С течением времени все это дело уходило в прошлое. Она уже не слушала свой автоответчик, не интересуясь новыми контрактами, о которых договаривалось ее агентство. Хадиджа отдалялась от самой себя. Она жила в каком-то подвешенном состоянии, и город играл в этом немаловажную роль. Это была неведомая болезнь, отодвигавшая ее от реальной жизни и от нее самой. Или выздоровление, во время которого все казалось ей неопределенным, не имеющим никакого значения.
Настоящая жизнь была здесь, в Катании. Здесь ее не покидало возбуждение, благодаря которому каждое мгновение, каждое ощущение накрепко впечатывалось в память, подобно тому, как сахарная глазурь застывала на завитках круассанов, подаваемых на завтрак. Каждое утро она усаживалась за столиком возле окна в кафе-мороженом, наслаждалась невероятно ароматным кофе и читала итальянские газеты, хотя и не понимала половины из написанного.
Ее занимали чрезвычайные происшествия, например, история с медсестрой из пригорода Катании, которую все считали святой, а она убила своего мужа кислотой. Читая об этом, она переставала искать ответы на постоянно мучившие ее вопросы; зачем она приехала сюда с Марком? Зачем живет с ним, не испытывая ни малейшей неясности, не ощущая ни малейшего внимания? Чего она добивается — помогает ему, искушает дьявола или просто набирает очки?
А он, какую игру он ведет?
А потом, в один прекрасный вечер, это произошло.
Нет, не вторжение Реверди. Еще нет. Но появление Марка в проеме двери, связывавшей их комнаты.
Уже четыре дня она не закрывала эту дверь. Уже четыре ночи она ждала, надеясь и в то же время боясь, что она откроется. Она уже предчувствовала, что это случится в этом древнем городе, полном оракулов, которые уже не ограничивались тем, что предсказывали события, а провоцировали их.

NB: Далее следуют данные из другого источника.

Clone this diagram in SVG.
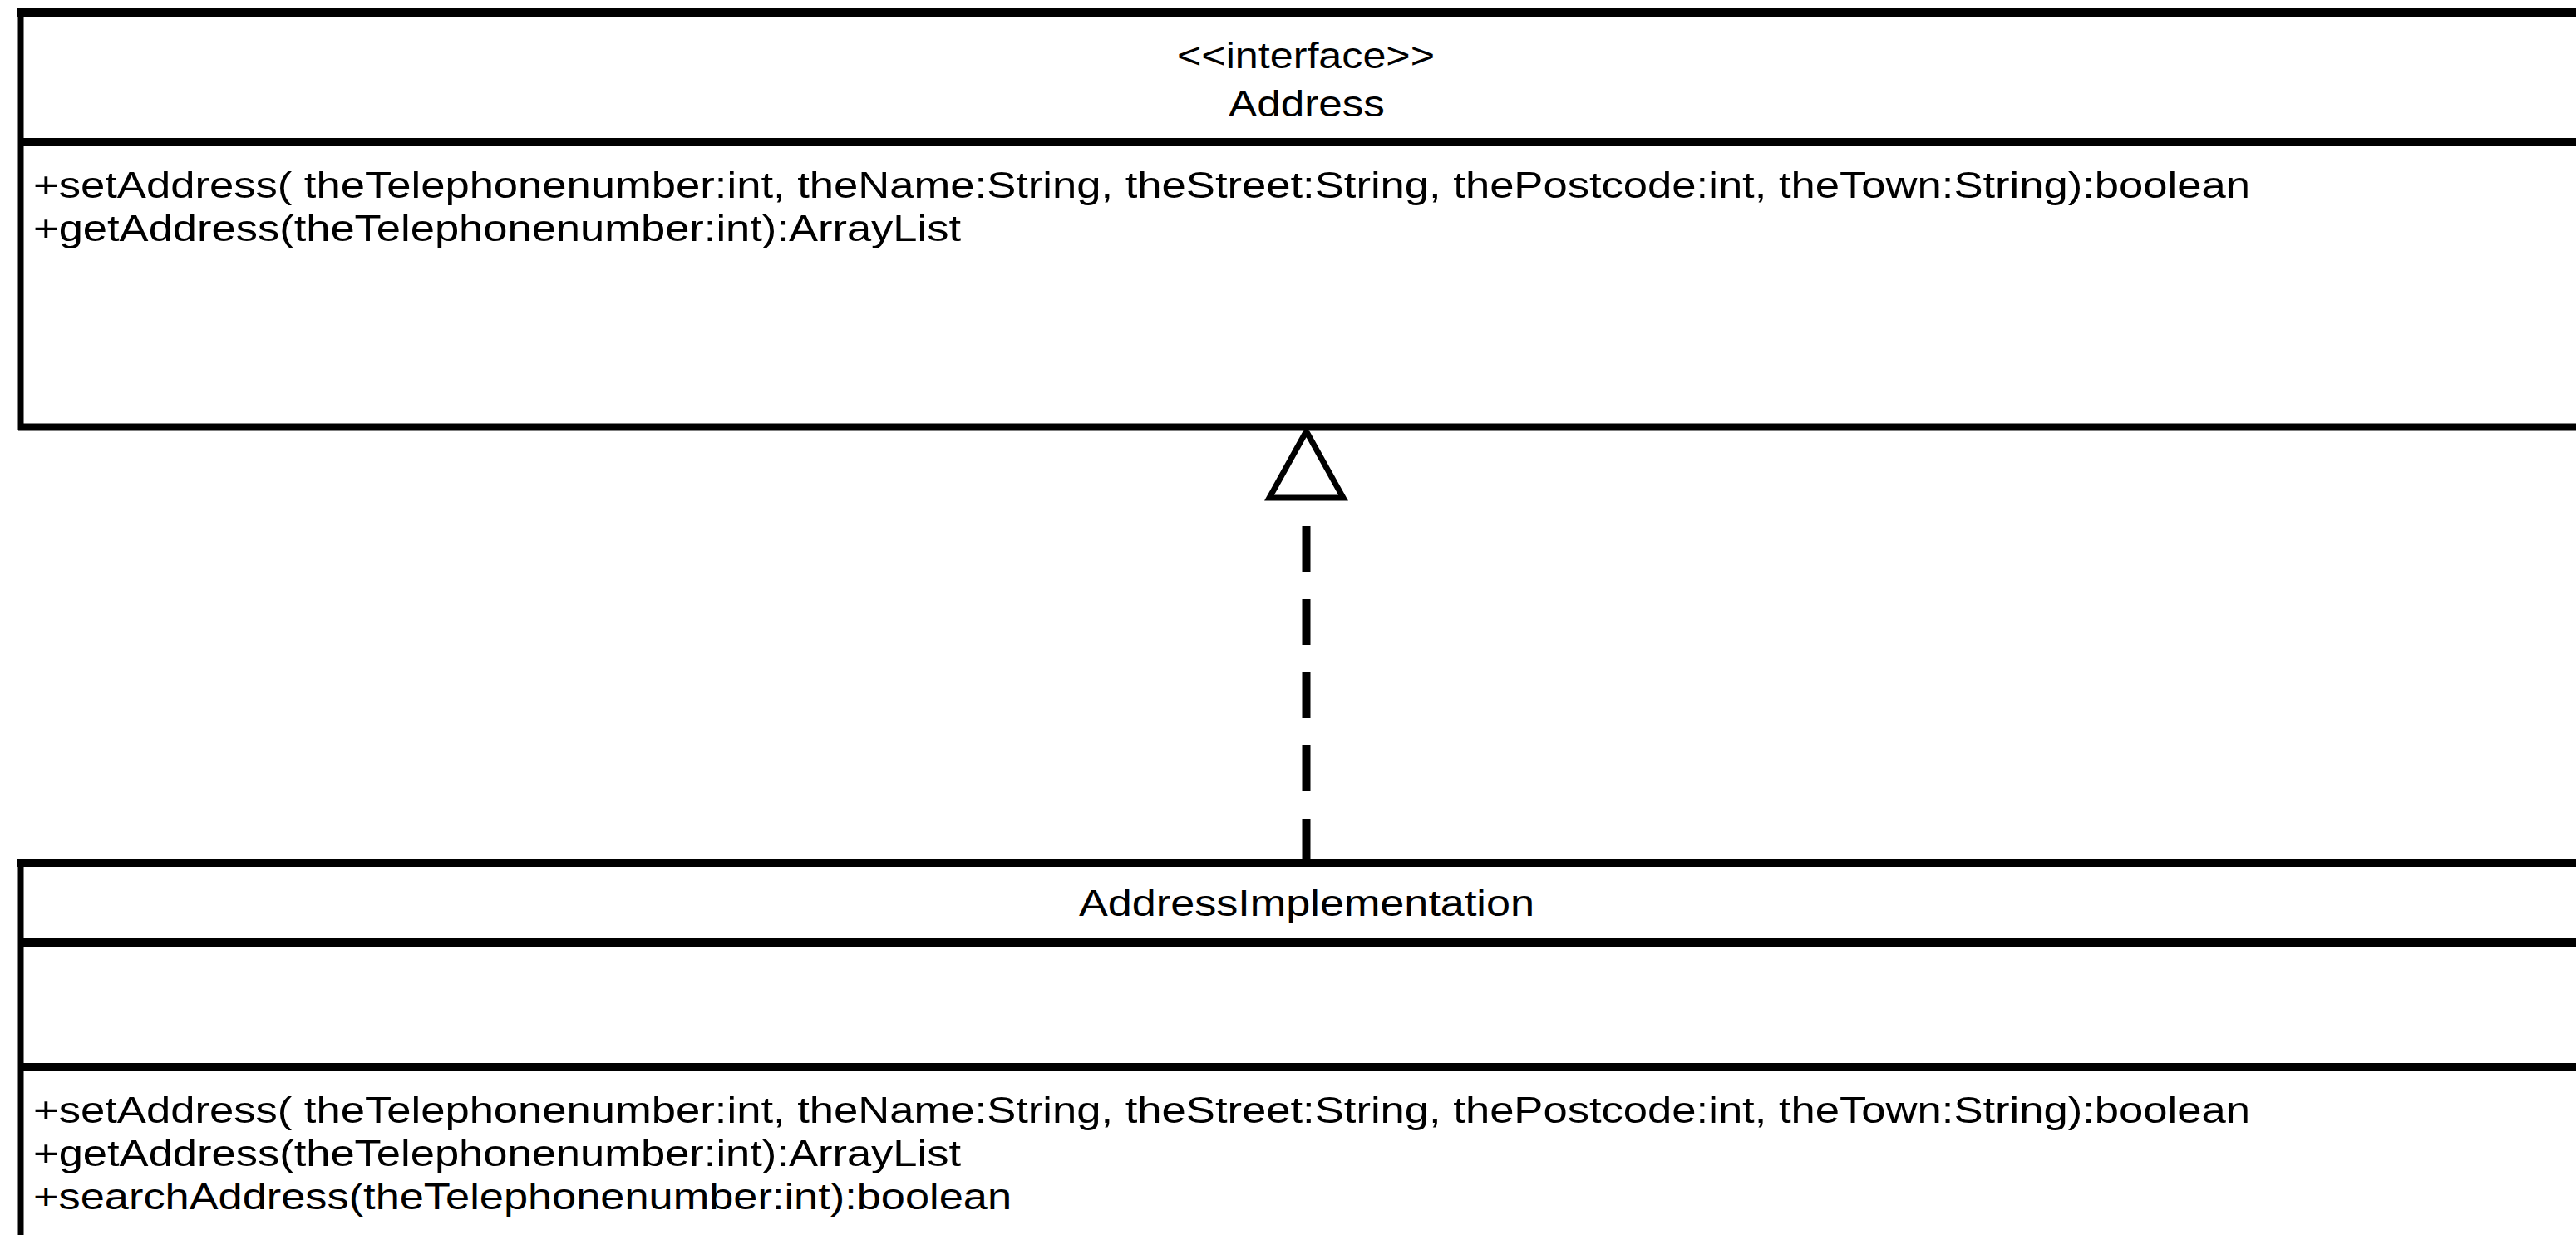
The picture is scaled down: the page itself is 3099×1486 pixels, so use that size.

В городе, стоящем на краю судьбы, там, где тебе изменяет сознание, где решается твоя участь, где люди ставят на карту свое существование.
Не говоря ни слова, он подошел к ней. Они обнялись со странным ощущением уже изведанного, словно на протяжении этих недель, пока их губы хранили молчание, их тела вели диалог между собой. Хадиджа, как обычно, осталась сухой, но их тела слились, в буквальном смысле этого слова. Она ощущала мышцы, кости Марка, выступавшие под кожей. Ей представлялись пузыри лавы, бурлящей в пропастях на вершине Этны. Пот покрывал их тела, просачивался в каждую складку, в каждое отверстие. Ее бедра увлажнились, ее влагалище открылось, словно кратер. Она смочила пальцы слюной и просунула их во влагалище. Индийский ожог превратился в горящую лаву.